By the way, this Esoteric release arrives in a four-disc clamshell package, with the two-CD set, and a “a region-free High-Definition Blu-ray video with 5.1 Surround Sound and a NTSC/Region free of the stunning concert film.” Wow!

The second disc begins with another classic, “La Rossa,” and that’s followed by several recent tunes: the delightfully dissonant “Alfa Berlina,” which is another from Do Not Disturb. Trisector’s “Over the Hill” is laced with even more vocal drama and an eerie Hugh Baton organ vibe. Then the new tune triad is complete with “Room 1210,” again from their most recent release.

The final couplet (as sonnet dictum decrees!) then returns to the beginning glory of that ‘70s Charisma melodic magic. The before-mentioned “Man Erg” is simply euphoric, wonderfully chaotic and still, even after all the years, imbued with that “incautious laughter” of those “killers, angels, all those dictators, saviors” and “refugees.”

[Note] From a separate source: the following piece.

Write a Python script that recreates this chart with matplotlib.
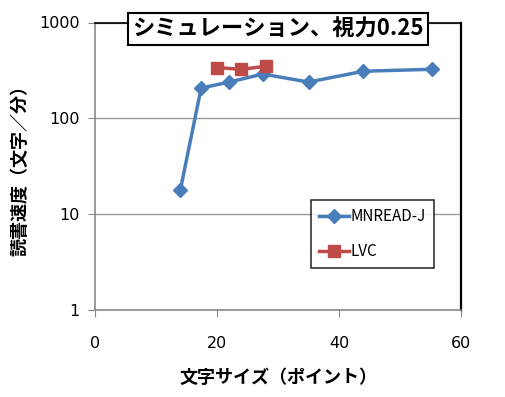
import numpy as np
import matplotlib
matplotlib.use("Agg")
import matplotlib.pyplot as plt

plt.rcParams['font.family'] = ['Noto Sans CJK JP', 'DejaVu Sans']

# data
mn_size = [14, 17.4, 22, 27.5, 35, 44, 55.2]
mn_speed = [18, 207, 239, 290, 239, 310, 325]
lvc_size = [20, 24, 28]
lvc_speed = [339, 324, 350]

xticks = [0, 20, 40, 60]
yticks = [1, 10, 100, 1000]

blue = "#4a7ebb"
red = "#be4b48"

fig = plt.figure(figsize=(5.06, 3.97), dpi=100)
ax = fig.add_axes([95 / 506, 1 - 310 / 397, 366 / 506, 287.5 / 397])

ax.plot(mn_size, mn_speed, color=blue, lw=2.5, marker="D", ms=7, label="MNREAD-J", zorder=3)
ax.plot(lvc_size, lvc_speed, color=red, lw=2.5, marker="s", ms=8, label="LVC", zorder=4)

ax.set_yscale("log")
ax.set_xlim(0, 60)
ax.set_ylim(1, 1000)
ax.set_xticks(xticks)
ax.set_xticklabels([str(t) for t in xticks], family="DejaVu Sans")
ax.set_yticks(yticks)
ax.set_yticklabels([str(t) for t in yticks], family="DejaVu Sans")
ax.minorticks_off()
ax.yaxis.grid(True, color="#9a9a9a", lw=1)
ax.set_axisbelow(True)
ax.tick_params(axis="both", labelsize=11.5, length=5, color="#888888", direction="out")
ax.tick_params(axis="x", pad=14)
ax.tick_params(axis="y", pad=6)

for s in ["left", "bottom"]:
    ax.spines[s].set_color("#888888")
    ax.spines[s].set_linewidth(1.2)
ax.spines["top"].set_color("black")
ax.spines["top"].set_linewidth(1.2)
ax.spines["right"].set_color("black")
ax.spines["right"].set_linewidth(1.6)

ax.set_xlabel("文字サイズ（ポイント）", fontsize=13, fontweight="bold", labelpad=12)
ax.set_ylabel("読書速度（文字／分）", fontsize=13, fontweight="bold", labelpad=7)

fig.text(278 / 506, 1 - 29 / 397, "シミュレーション、視力0.25", fontsize=16,
         fontweight="bold", ha="center", va="center",
         bbox=dict(boxstyle="square,pad=0.2", fc="white", ec="black", lw=1.5))

leg = ax.legend(loc="upper left", bbox_to_anchor=(216 / 366, 1 - 178 / 287.5),
                fancybox=False, edgecolor="black", fontsize=11,
                handlelength=2.0, labelspacing=1.2, borderpad=0.5, handletextpad=0.1,
                borderaxespad=0)
leg.get_frame().set_linewidth(1.2)

fig.savefig("out.png", dpi=100)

With its languid sunset memory, the gorgeous “House with No Door” then proves, while time does not heal, it certainly magnifies the colors in the grooves of beloved records that spin, forever a day, with the “double, double, toil and trouble” of truly profound and passionate progressive-rock music that will always manage a weird “wave” – because of course, “that’s the least we can do.”